The line holding "plt.rcParams['font.family'] = ['Liberation" is the last one to output; start at the first line of the data, keep every line in between exactly, and leave out pictures.

[Data block start]

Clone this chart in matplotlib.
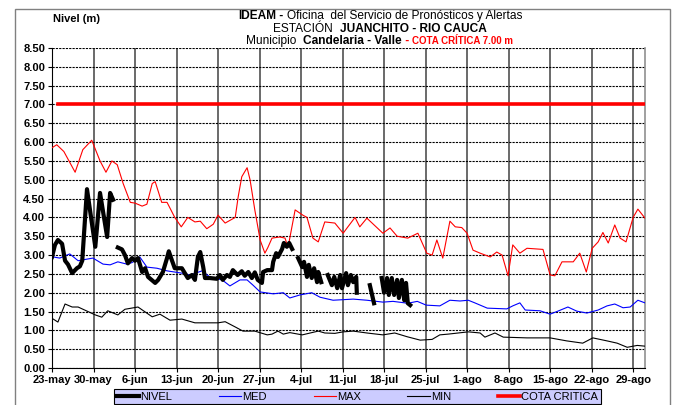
import numpy as np
import matplotlib
matplotlib.use('Agg')
import matplotlib.pyplot as plt
from matplotlib.lines import Line2D
from matplotlib.patches import Rectangle

plt.rcParams['font.family'] = ['Liberation Sans', 'DejaVu Sans']

# days counted from 23-may
week_ticks = [0, 7, 14, 21, 28, 35, 42, 49, 56, 63, 70, 77, 84, 91, 98]
week_labels = ['23-may', '30-may', '6-jun', '13-jun', '20-jun', '27-jun', '4-jul',
               '11-jul', '18-jul', '25-jul', '1-ago', '8-ago', '15-ago', '22-ago', '29-ago']

nivel_days = [0, 0.5, 1.0, 1.7, 2.2, 2.7, 3.4, 4.2, 4.7, 5.1, 5.9, 7.3, 8.1, 9.3, 9.8, 10.3, 10.7,
              11.1, 11.8, 12.3, 12.8, 13.5, 14, 14.5, 15.2, 15.7, 16.2, 17.4, 17.9, 18.7, 19.4,
              19.7, 20.2, 20.7, 21.9, 22.4, 22.9, 23.6, 24.1, 24.6, 25, 25.5, 25.8, 26.6, 27.8,
              28.3, 28.8, 29.5, 30, 30.5, 31.3, 32, 32.5, 33.1, 33.7, 34.2, 34.7, 35.4, 35.6,
              36.3, 37.1, 37.3, 37.8, 38.1, 38.8, 39.1, 39.6, 40, 40.5, 41,
              41.5, 42.2, 42.5, 43, 43.3, 43.8, 44.2, 44.7, 44.9, 45.4, 46,
              46.5, 47.2, 47.6, 48.1, 48.6, 48.9, 49.6, 49.9, 50.4, 50.8, 51.3, 51.4, 52,
              53.6, 54.3, 55,
              55.6, 56, 56.5, 56.8, 57.3, 57.7, 58.2, 58.5, 59, 59.4, 59.7, 60, 60.4]
nivel_vals = [2.95, 3.27, 3.4, 3.3, 2.85, 2.75, 2.52, 2.65, 2.7, 2.85, 4.75, 3.22, 4.65, 3.48, 4.65, 4.47, np.nan,
              3.2, 3.15, 3.0, 2.78, 2.92, 2.85, 2.92, 2.55, 2.65, 2.42, 2.26, 2.34, 2.55, 2.92,
              3.1, 2.87, 2.65, 2.65, 2.52, 2.39, 2.47, 2.34, 2.95, 3.08, 2.68, 2.39, 2.39, 2.37,
              2.47, 2.34, 2.47, 2.42, 2.6, 2.47, 2.57, 2.45, 2.55, 2.39, 2.54, 2.34, 2.26, 2.55,
              2.6, 2.6, 2.82, 3.05, 2.95, 3.16, 3.32, 3.22, 3.32, 3.16, np.nan,
              2.92, 2.68, 2.82, 2.42, 2.74, 2.39, 2.65, 2.28, 2.55, 2.28, np.nan,
              2.47, 2.2, 2.42, 2.12, 2.47, 2.12, 2.52, 2.2, 2.47, 2.28, 2.42, 2.0, np.nan,
              2.2, 1.72, np.nan,
              2.39, 2.0, 2.39, 1.94, 2.39, 1.94, 2.34, 1.86, 2.34, 1.8, 2.26, 1.72, 1.67]

med_days = [0.2, 1.3, 3.0, 4.4, 6.9, 8.6, 9.8, 11.1, 12.6, 13.5, 14.8, 16, 17.7, 19.4, 21.9,
            23.3, 25.3, 26.6, 28.7, 30, 31.7, 32.9, 33.9, 35.1, 37.3, 39, 40.1, 41.8, 43.8,
            45.2, 47.4, 50.8, 53.1, 55.8, 57.5, 60, 61.6, 63.1, 65.4, 67.1, 68.8, 70.2, 71.3,
            73.4, 76.7, 77.7, 78.9, 79.8, 82.3, 84, 85.3, 87, 88.5, 90.2, 92.1, 93.6, 94.9,
            96.3, 97.5, 98.8, 100]
med_vals = [2.95, 2.92, 3.03, 2.85, 2.92, 2.76, 2.74, 2.82, 2.76, 2.8, 2.95, 2.68, 2.65, 2.58, 2.52,
            2.47, 2.58, 2.42, 2.34, 2.18, 2.34, 2.34, 2.2, 2.02, 1.97, 2.0, 1.86, 1.94, 2.0,
            1.88, 1.8, 1.83, 1.8, 1.75, 1.77, 1.72, 1.77, 1.67, 1.65, 1.8, 1.78, 1.8, 1.73,
            1.59, 1.57, 1.65, 1.73, 1.54, 1.52, 1.43, 1.51, 1.62, 1.51, 1.46, 1.54, 1.65, 1.7,
            1.6, 1.62, 1.8, 1.73]

max_days = [0, 0.8, 2, 3.9, 5.2, 6.7, 8.1, 9.1, 10.1, 11, 12, 13.2, 14, 15.2, 16, 16.9, 17.4,
            18.5, 19.4, 20.7, 21.8, 22.9, 24.1, 25, 26.1, 27.2, 28, 29.2, 30.9, 31.4, 32, 32.9,
            33.4, 34.2, 35.1, 35.9, 36.4, 37.1, 38.4, 39.3, 39.8, 41, 42.3, 43, 44, 44.9, 46,
            47.7, 49.1, 49.9, 51.1, 51.9, 53.1, 55.8, 57, 58.2, 60, 61.7, 63.2, 64.1, 64.9,
            65.9, 67.1, 68, 69.1, 70, 71, 72.2, 73.9, 75, 75.9, 76.9, 77.7, 78.9, 80.1, 82.8,
            84, 84.8, 86, 87.9, 89, 90.1, 91.1, 92.1, 92.9, 93.8, 94.9, 95.8, 96.8, 98, 98.8, 100]
max_vals = [5.85, 5.93, 5.75, 5.2, 5.8, 6.05, 5.5, 5.2, 5.5, 5.4, 4.9, 4.4, 4.38, 4.3, 4.35, 4.9, 4.95,
            4.4, 4.4, 4.0, 3.75, 4.0, 3.88, 3.9, 3.7, 3.82, 4.06, 3.85, 4.0, 4.55, 5.08, 5.32,
            5.0, 4.2, 3.4, 3.05, 3.2, 3.45, 3.48, 3.45, 3.2, 4.2, 4.06, 4.0, 3.45, 3.35, 3.88,
            3.85, 3.58, 3.75, 4.0, 3.75, 3.98, 3.58, 3.72, 3.5, 3.45, 3.58, 3.05, 3.0, 3.4,
            2.92, 3.9, 3.75, 3.73, 3.58, 3.13, 3.05, 2.95, 3.08, 3.0, 2.45, 3.27, 3.05, 3.18, 3.15,
            2.47, 2.45, 2.82, 2.82, 3.05, 2.55, 3.18, 3.35, 3.6, 3.32, 3.8, 3.45, 3.35, 4.0, 4.22, 3.98]

min_days = [0.2, 1.0, 2.2, 3.4, 4.4, 7.3, 8.4, 9.4, 11.1, 12.3, 14.5, 15.7, 16.9, 18.2, 19.9,
            21.9, 24.1, 28, 29.2, 30.9, 32.2, 34.2, 36.3, 37.1, 38.1, 39, 40.1, 42.2, 44.9, 46,
            47.7, 49.1, 50.8, 53.1, 55.8, 57.8, 59.9, 62.1, 64.1, 65.4, 66.8, 70.2, 72.2, 73,
            74.7, 76.1, 80.1, 84, 86.8, 89.5, 91.2, 93.6, 95.3, 97, 98.7, 100]
min_vals = [1.3, 1.22, 1.7, 1.62, 1.62, 1.41, 1.35, 1.52, 1.41, 1.56, 1.62, 1.49, 1.36, 1.43, 1.27,
            1.3, 1.2, 1.2, 1.23, 1.09, 0.98, 0.98, 0.88, 0.9, 0.98, 0.9, 0.94, 0.88, 0.98, 0.93,
            0.92, 0.96, 0.98, 0.93, 0.88, 0.93, 0.83, 0.74, 0.76, 0.88, 0.9, 0.96, 0.93, 0.82,
            0.93, 0.82, 0.8, 0.8, 0.72, 0.66, 0.8, 0.72, 0.66, 0.55, 0.6, 0.58]

cota_days = [1, 100]
cota_level = 7.0

W, H = 674, 405
fig = plt.figure(figsize=(W / 100, H / 100), dpi=100)
ax = fig.add_axes([52 / W, 1 - 368 / H, (645 - 52) / W, 320 / H])

ax.plot(cota_days, [cota_level] * len(cota_days), color='#ff0000', lw=2.6, zorder=3)
ax.plot(min_days, min_vals, color='black', lw=0.8, zorder=3)
ax.plot(max_days, max_vals, color='#ff0000', lw=0.8, zorder=3)
ax.plot(med_days, med_vals, color='#0000ff', lw=0.8, zorder=3)
ax.plot(nivel_days, nivel_vals, color='black', lw=3.0, zorder=4, solid_joinstyle='round')

ax.set_xlim(0, 100)
ax.set_ylim(0, 8.5)
ax.set_yticks(np.arange(0, 8.51, 0.5))
ax.set_yticklabels(['%.2f' % v for v in np.arange(0, 8.51, 0.5)], fontweight='bold', fontsize=8)
ax.set_xticks(week_ticks)
ax.set_xticklabels(week_labels, fontweight='bold', fontsize=8)
ax.tick_params(axis='both', length=3, width=0.8, pad=2)

ax.set_axisbelow(True)
ax.yaxis.grid(True, color='black', linestyle=(0, (2, 1)), lw=0.8)
ax.xaxis.grid(True, color='#505050', linestyle='-', lw=1.2)
ax.spines['top'].set_visible(False)
ax.spines['right'].set_color('#909090')
ax.spines['right'].set_linewidth(1.2)

# outer frame
fig.patches.append(Rectangle((15 / W, -0.01), (670 - 15) / W, 1 - 9 / H + 0.01,
                             transform=fig.transFigure, fill=False,
                             edgecolor='#808080', lw=1.0))

fig.text(53 / W, 1 - 19 / H, 'Nivel (m)', fontsize=8, fontweight='bold', va='center')

renderer = fig.canvas.get_renderer()


def rich_line(y, parts, xc=380):
    texts = []
    total = 0
    for s, weight, color, size in parts:
        t = fig.text(0, 1 - y / H, s, fontsize=size, fontweight=weight, color=color, va='center')
        w = t.get_window_extent(renderer).width
        texts.append((t, w))
        total += w
    x = xc - total / 2
    for t, w in texts:
        t.set_x(x / W)
        x += w


rich_line(16, [('IDEAM', 'bold', 'black', 8.6), (' - ', 'bold', 'black', 8.6),
               ('Oficina  del Servicio de Pronósticos y Alertas', 'normal', 'black', 8.6)])
rich_line(28.5, [('ESTACIÓN  ', 'normal', 'black', 8.6), ('JUANCHITO - RIO CAUCA', 'bold', 'black', 8.6)])
rich_line(41, [('Municipio  ', 'normal', 'black', 8.6), ('Candelaria - Valle', 'bold', 'black', 8.6),
               (' - ', 'bold', '#ff0000', 8.6), ('COTA CRÍTICA 7.00 m', 'bold', '#ff0000', 7.0)])

handles = [Line2D([], [], color='black', lw=3.0),
           Line2D([], [], color='#0000ff', lw=0.8),
           Line2D([], [], color='#ff0000', lw=0.8),
           Line2D([], [], color='black', lw=0.8),
           Line2D([], [], color='#ff0000', lw=2.6)]
labels = ['NIVEL', 'MED', 'MAX', 'MIN', 'COTA CRITICA']
leg = fig.legend(handles, labels, loc='center', bbox_to_anchor=(357.5 / W, 1 - 396.5 / H),
                 ncol=5, fontsize=8, frameon=True, fancybox=False, facecolor='#ccccff',
                 edgecolor='black', framealpha=1, handlelength=2.0, handletextpad=0.1,
                 columnspacing=4.2, borderpad=0.25)
leg.get_frame().set_linewidth(0.8)

fig.savefig('out.png', dpi=100)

[Data block end]

• _Written reply_
Clone this chart in matplotlib.
import numpy as np
import matplotlib
matplotlib.use('Agg')
import matplotlib.pyplot as plt
from matplotlib.lines import Line2D
from matplotlib.patches import Rectangle

plt.rcParams['font.family'] = ['Liberation Sans', 'DejaVu Sans']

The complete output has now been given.